= Postgraduate Medical Education and Training Board =

The Postgraduate Medical Education and Training Board (PMETB, also PGME) was the non-departmental public body responsible for postgraduate medical education and training in the United Kingdom (UK). The General Medical Council (GMC) took over the functions of PMETB on 1 April 2010 when the two organisations merged.

==PMETB - 2005 - 30 March 2010==

PMETB ensured that postgraduate training for doctors was of the highest standard. It was accountable to the Parliament of the United Kingdom and acted independently of government. GPs and specialists within the National Health Service (NHS) or working privately in England had to comply with the standards it established. PMETB in conjunction with COPMeD ran an annual UK-wide survey of trainee doctors.

PMETB was established by The General and Specialist Medical Practice (Education, Training and Qualifications) Order 2003 ("the Order") to develop a single, unifying framework for postgraduate medical education and training and began operating on 30 September 2005. It took over the responsibilities of the Specialist Training Authority of the medical royal colleges and the Joint Committee on Postgraduate General Practice Training.

==Certificate of Completion of Training (CCT)==

A Certificate of Completion of Training (CCT) or GPCCT (for GPs) is awarded to doctors who have successfully followed and completed a PMETB approved curriculum in a PMETB approved training programme.

==CESRs and CEGPRs==

PMETB developed and introduced a system that assesses applications from doctors who have not followed a traditional training programme but who may have gained the same level of skills and knowledge as CCT holders. Prior to their establishment, there were only very limited ways for these doctors to join the specialist or GP registers, with consequent limitations to their career development.

===Certificate of Eligibility for Specialist Registration (CESR)===

Doctors who wish to join the specialist register and have not followed a full General Medical Council approved training programme can apply under Article 8(2) of The General and Specialist Medical Practice Order for a Certificate confirming Eligibility for Specialist Registration (CESR).

===Certificate confirming Eligibility for General Practice Registration (CEGPR)===

GPs who have not followed a PMETB approved training programme can apply under Article 11 of the Order for a Certificate confirming Eligibility for General Practice Registration (CEGPR).

==Achievements==

PMETB's website lists its achievements since 2008. These include:

- publishing the first-ever generic standards for postgraduate training across all medical specialties: bringing consistency and greater transparency to the postgraduate training of doctors.
- approving curricula for all 57 specialties, plus 33 sub-specialties, against new standards for curricula drawn up by PMETB.
- developing and introducing new equivalence routes to specialist registration.

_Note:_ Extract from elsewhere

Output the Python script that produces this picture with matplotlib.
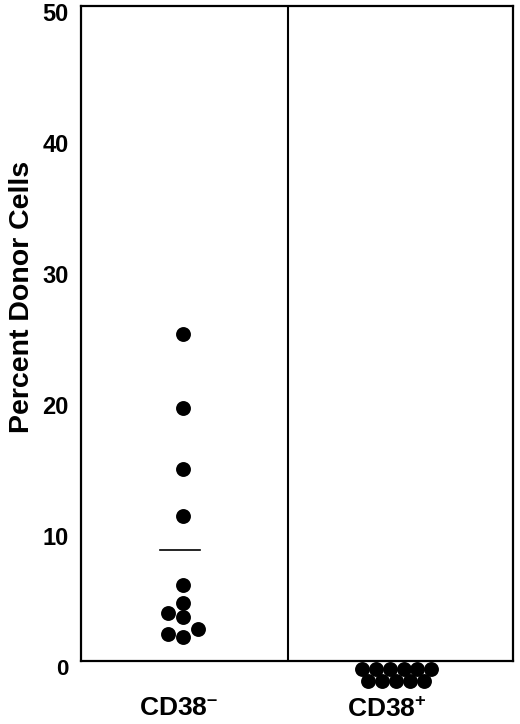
import matplotlib
matplotlib.use("Agg")
import matplotlib.pyplot as plt
import matplotlib.transforms as mtransforms

plt.rcParams["font.family"] = ["Liberation Sans", "DejaVu Sans"]
plt.rcParams["mathtext.fontset"] = "custom"
plt.rcParams["mathtext.rm"] = "Liberation Sans:bold"
plt.rcParams["mathtext.bf"] = "Liberation Sans:bold"
plt.rcParams["mathtext.default"] = "bf"

# data
groups = ["CD38$^{\\text{–}}$", "CD38$^{\\text{+}}$"]
neg_x = [0.0, 0.0, 0.0, 0.0, 0.0, 0.0, -0.07, 0.0, -0.07, 0.0, 0.07]
neg_y = [25.0, 19.3, 14.65, 11.07, 5.8, 4.43, 3.66, 3.36, 2.06, 1.83, 2.44]
pos_x = [-0.16, -0.095, -0.03, 0.035, 0.10, 0.165, -0.13, -0.065, 0.0, 0.065, 0.13]
pos_y = [-0.6] * 6 + [-1.5] * 5
neg_mean = 8.5
yticks = [0, 10, 20, 30, 40, 50]

fig = plt.figure(figsize=(5.2, 7.24), dpi=100)
ax = fig.add_axes([0.156, 0.087, 0.8305, 0.9047])

ax.scatter(neg_x, neg_y, s=115, color="black", zorder=3, clip_on=False, linewidths=0)
ax.scatter([1 + v for v in pos_x], pos_y, s=115, color="black", zorder=3,
           clip_on=False, linewidths=0)
ax.plot([-0.11, 0.08], [neg_mean, neg_mean], color="black", lw=1.2)
ax.axvline(0.493, color="black", lw=1.5)

ax.set_xlim(-0.479, 1.549)
ax.set_ylim(0, 50)
for s in ax.spines.values():
    s.set_linewidth(1.6)

ax.set_yticks(yticks)
ax.tick_params(axis="y", length=0, pad=9, labelsize=17)
off = mtransforms.ScaledTranslation(0, -4.5 / 72, fig.dpi_scale_trans)
for lbl in ax.get_yticklabels():
    lbl.set_transform(lbl.get_transform() + off)
    lbl.set_fontweight("bold")
ax.get_yticklabels()[0].set_fontsize(16)

ax.set_xticks([0, 1])
ax.set_xticklabels(groups, fontsize=19, fontweight="bold")
ax.tick_params(axis="x", length=0, pad=25)
xoffs = [(-4, 0), (-9, -2)]
for lbl, (dx, dy) in zip(ax.get_xticklabels(), xoffs):
    lbl.set_transform(lbl.get_transform()
                      + mtransforms.ScaledTranslation(dx / 100, dy / 100, fig.dpi_scale_trans))

ax.set_ylabel("Percent Donor Cells", fontsize=20.5, fontweight="bold")
ax.yaxis.set_label_coords(-0.107, 0.556)

fig.savefig("out.png", dpi=100)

Prior to PMETB's establishment there were limited pathways for doctors who had not followed a traditional training programme to join the Specialist or GP Registers. Consequently, their career development opportunities were limited.

==Criticism==

In the past, PMETB was criticised by some medical royal colleges for adding bureaucracy, poor communication and a lack of robustness in its regulation of postgraduate medical training. Many of these problems relate to the initial stages of the Board's operation and came to a head in summer 2007. The Board's relationships with the medical royal colleges subsequently improved with a new contract signed between the two bodies which dealt with concerns the medical royal colleges had about the funding of their work.

==Merger with the General Medical Council==

In February 2008 the Secretary of State for Health, Alan Johnson, agreed with recommendations of the Tooke Report which advised that PMETB should merge with the General Medical Council (GMC). Whilst recognising the achievements made by PMETB, Professor John Tooke concluded that regulation needed to be combined into one body; that there should be one organisation that looked after what he called 'the continuum of medical education', from the moment someone chooses a career in medicine until the point that they retire.

New legislation transferred PMETB’s regulatory responsibilities to the GMC, including all of the certificates that PMETB were issuing at the time:
- Award of a Certificate of Completion of Training (CCT);
- Applications for inclusion on the General Practitioner or Specialist Register; and
- Certificate of Eligibility for Specialist Registration (CESR) and Certificate of Eligibility for General Practice Registration (CEGPR)
- Certificates of acquired rights.

The merger, which took place on 1 April 2010, was welcomed by both PMETB and the GMC.